Featured image of post Heroku set to end its free tier later this year

Heroku set to end its free tier later this year

Heroku has announced that later this year it will end its free tier, which means users can no longer use free Dynos and free Postgres and Redis add-ons. Users have until 28 November 2022 to migrate to a paid plan.

Heroku announces the changes in a blog. Affected customers also received an email in which they are informed of the change. The reason for shutting down the free tier is that there is a lot of abuse on it. It is very easy to deploy an app on Heroku, which makes it an attractive platform for criminals. As a result, Heroku spends a lot of time fighting abuse and fraud.

Because of that, users will have to switch to a paid plan if they want to stay on Heroku. The cheapest paid Dyno of Heroku costs 7 dollars per month. A Redis add-on costs 15 dollars per month and Postgres 9 dollars per month. Many developers use Heroku for deploying a hobby app. It is now the question of whether that is still worth it. Furthermore, many paid customers also use the free tier, and they will also see their costs rising. Heroku did announce it will create a student program, but the details of that program have not been announced yet.

Heroku was founded in 2007 and acquired by Salesforce in 2010. Its platform makes it very easy to deploy an app without having to worry about servers or Docker containers. Heroku takes care of a lot of Ops tasks so developers can focus on developing. Also, Heroku was one of the few services where you could get a fully managed Postgres or Redis database for free.
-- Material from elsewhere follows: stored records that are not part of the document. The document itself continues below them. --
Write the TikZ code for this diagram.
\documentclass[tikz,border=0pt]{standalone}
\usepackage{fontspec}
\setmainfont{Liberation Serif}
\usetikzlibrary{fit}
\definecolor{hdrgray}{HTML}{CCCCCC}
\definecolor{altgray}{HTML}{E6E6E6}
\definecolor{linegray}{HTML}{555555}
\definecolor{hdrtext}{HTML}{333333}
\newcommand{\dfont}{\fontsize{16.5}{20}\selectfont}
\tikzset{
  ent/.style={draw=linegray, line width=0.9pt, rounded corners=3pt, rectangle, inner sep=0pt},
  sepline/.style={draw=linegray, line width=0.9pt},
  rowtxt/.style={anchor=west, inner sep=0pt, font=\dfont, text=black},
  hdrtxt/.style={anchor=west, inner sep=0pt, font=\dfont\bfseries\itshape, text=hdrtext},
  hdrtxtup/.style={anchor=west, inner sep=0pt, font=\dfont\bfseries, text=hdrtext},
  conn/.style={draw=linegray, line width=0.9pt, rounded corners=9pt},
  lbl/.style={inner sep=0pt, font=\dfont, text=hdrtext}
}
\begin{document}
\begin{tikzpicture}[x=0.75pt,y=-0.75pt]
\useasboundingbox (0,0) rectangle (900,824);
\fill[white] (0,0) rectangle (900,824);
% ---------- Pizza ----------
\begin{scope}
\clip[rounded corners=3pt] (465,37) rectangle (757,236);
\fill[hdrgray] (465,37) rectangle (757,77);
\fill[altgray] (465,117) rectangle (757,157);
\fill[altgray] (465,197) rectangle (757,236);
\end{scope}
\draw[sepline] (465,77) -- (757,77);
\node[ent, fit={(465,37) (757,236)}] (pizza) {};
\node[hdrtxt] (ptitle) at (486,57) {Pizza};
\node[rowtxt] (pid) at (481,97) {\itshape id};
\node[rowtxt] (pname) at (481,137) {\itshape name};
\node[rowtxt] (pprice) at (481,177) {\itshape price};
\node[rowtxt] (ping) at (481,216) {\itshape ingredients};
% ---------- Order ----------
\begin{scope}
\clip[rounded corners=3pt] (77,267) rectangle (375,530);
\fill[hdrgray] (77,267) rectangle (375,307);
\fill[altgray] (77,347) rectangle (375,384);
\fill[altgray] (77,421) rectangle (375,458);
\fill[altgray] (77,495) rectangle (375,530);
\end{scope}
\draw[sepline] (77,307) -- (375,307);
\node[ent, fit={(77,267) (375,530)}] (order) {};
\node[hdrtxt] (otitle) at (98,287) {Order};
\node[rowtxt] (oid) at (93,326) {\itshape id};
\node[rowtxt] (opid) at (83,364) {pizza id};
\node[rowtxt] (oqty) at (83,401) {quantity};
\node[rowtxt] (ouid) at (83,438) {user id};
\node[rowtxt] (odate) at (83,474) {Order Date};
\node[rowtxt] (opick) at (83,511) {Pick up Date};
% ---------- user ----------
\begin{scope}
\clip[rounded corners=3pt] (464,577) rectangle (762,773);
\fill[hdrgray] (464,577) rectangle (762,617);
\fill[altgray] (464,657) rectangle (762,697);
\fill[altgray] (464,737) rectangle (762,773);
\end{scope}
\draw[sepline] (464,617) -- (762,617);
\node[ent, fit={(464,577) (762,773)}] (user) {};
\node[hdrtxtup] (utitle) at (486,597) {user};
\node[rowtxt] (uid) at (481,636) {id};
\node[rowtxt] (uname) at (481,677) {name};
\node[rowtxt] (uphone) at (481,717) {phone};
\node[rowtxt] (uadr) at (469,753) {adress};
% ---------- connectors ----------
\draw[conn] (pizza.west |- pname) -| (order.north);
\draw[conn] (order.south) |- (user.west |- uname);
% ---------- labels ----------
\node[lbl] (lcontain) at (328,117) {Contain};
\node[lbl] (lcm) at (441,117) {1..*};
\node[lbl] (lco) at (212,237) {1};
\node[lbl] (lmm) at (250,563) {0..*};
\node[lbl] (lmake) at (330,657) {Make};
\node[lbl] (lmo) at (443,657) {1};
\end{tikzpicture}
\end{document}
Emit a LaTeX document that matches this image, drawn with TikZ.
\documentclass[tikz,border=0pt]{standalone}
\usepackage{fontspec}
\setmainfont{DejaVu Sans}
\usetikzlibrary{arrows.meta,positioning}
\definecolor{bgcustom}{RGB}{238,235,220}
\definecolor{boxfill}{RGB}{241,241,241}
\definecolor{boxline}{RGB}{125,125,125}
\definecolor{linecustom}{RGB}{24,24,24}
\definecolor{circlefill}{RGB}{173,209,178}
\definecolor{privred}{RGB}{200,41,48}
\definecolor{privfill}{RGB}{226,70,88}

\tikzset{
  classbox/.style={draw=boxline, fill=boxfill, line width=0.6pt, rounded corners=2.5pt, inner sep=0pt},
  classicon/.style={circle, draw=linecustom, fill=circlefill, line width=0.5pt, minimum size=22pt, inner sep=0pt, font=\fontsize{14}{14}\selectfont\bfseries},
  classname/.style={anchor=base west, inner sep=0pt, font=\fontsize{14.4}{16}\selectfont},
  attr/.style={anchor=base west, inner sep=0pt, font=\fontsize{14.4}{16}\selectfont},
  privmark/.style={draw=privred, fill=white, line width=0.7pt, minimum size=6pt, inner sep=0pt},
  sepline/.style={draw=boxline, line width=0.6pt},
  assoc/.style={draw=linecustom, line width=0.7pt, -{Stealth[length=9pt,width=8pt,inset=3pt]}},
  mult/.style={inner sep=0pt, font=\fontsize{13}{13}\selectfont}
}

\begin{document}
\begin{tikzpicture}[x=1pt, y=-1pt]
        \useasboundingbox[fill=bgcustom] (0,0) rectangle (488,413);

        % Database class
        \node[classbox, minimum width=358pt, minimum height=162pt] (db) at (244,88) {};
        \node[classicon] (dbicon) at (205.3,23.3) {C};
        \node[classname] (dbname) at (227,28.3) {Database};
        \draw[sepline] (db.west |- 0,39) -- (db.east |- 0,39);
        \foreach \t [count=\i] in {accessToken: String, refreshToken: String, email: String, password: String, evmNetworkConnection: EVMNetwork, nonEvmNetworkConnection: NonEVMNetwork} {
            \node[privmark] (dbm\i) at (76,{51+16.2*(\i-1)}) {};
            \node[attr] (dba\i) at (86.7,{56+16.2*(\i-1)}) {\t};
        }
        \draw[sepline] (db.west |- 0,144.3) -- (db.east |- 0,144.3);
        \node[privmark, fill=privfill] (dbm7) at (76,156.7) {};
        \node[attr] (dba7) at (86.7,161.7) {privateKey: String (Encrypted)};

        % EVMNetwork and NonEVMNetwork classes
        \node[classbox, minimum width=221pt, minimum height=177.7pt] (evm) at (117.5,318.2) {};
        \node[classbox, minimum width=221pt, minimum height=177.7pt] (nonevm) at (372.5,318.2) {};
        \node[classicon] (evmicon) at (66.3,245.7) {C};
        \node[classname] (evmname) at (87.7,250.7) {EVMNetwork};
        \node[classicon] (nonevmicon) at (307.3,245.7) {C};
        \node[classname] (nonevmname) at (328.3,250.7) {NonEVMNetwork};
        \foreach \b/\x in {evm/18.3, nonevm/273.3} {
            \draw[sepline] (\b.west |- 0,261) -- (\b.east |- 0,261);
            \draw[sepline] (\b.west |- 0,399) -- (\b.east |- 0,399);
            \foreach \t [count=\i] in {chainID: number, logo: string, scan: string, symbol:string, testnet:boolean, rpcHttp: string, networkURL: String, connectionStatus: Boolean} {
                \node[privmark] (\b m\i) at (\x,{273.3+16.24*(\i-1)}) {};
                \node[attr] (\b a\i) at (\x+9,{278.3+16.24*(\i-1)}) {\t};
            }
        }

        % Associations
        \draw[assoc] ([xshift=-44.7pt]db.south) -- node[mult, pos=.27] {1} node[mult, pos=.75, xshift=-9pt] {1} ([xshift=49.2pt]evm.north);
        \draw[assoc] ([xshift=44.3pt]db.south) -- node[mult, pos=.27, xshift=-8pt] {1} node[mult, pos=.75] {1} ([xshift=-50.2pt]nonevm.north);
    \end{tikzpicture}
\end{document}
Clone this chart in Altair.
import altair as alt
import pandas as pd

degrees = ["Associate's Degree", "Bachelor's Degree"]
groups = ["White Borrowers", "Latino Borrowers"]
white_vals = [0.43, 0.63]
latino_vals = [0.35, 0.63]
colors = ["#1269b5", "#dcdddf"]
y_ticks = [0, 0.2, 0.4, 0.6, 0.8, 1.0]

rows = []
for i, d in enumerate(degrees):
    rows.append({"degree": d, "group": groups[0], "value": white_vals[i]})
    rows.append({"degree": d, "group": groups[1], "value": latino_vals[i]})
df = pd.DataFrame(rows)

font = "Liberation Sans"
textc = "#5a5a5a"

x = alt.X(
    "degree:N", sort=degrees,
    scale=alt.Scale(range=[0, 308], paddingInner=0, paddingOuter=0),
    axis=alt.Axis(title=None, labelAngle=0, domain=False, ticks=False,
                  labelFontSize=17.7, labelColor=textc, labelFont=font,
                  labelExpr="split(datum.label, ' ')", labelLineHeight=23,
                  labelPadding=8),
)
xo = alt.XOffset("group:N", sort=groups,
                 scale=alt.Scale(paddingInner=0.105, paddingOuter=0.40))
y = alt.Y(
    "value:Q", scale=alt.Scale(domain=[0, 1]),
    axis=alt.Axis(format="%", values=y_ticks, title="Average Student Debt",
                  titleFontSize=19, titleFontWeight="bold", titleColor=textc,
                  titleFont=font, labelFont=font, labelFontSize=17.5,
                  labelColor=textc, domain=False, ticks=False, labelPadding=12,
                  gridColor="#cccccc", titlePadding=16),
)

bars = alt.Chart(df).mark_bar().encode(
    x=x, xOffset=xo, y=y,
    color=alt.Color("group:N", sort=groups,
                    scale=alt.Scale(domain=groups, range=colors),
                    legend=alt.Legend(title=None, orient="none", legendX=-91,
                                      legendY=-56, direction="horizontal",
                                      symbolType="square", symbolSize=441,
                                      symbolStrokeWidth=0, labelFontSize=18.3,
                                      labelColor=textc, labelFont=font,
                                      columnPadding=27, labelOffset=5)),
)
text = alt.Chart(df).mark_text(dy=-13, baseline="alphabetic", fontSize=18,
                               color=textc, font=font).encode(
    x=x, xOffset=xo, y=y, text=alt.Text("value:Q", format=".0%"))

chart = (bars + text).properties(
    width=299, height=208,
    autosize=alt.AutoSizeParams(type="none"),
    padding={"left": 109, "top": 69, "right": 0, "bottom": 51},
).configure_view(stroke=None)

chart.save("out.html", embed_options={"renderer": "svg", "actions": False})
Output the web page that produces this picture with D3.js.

There are many alternatives to Heroku though, such as Fly.io, Render.com, or Northflank. If you are also interested in a self-hosted solution, then Dokku might also be interesting. You could also take a look at a combination of services. For example, the free tier of AWS Elastic BeanStalk in combination with a free managed Mongo database. Or you could always rewrite your app to a serverless stack: The free tier for Lambda and DynamoDB is more than enough for most apps.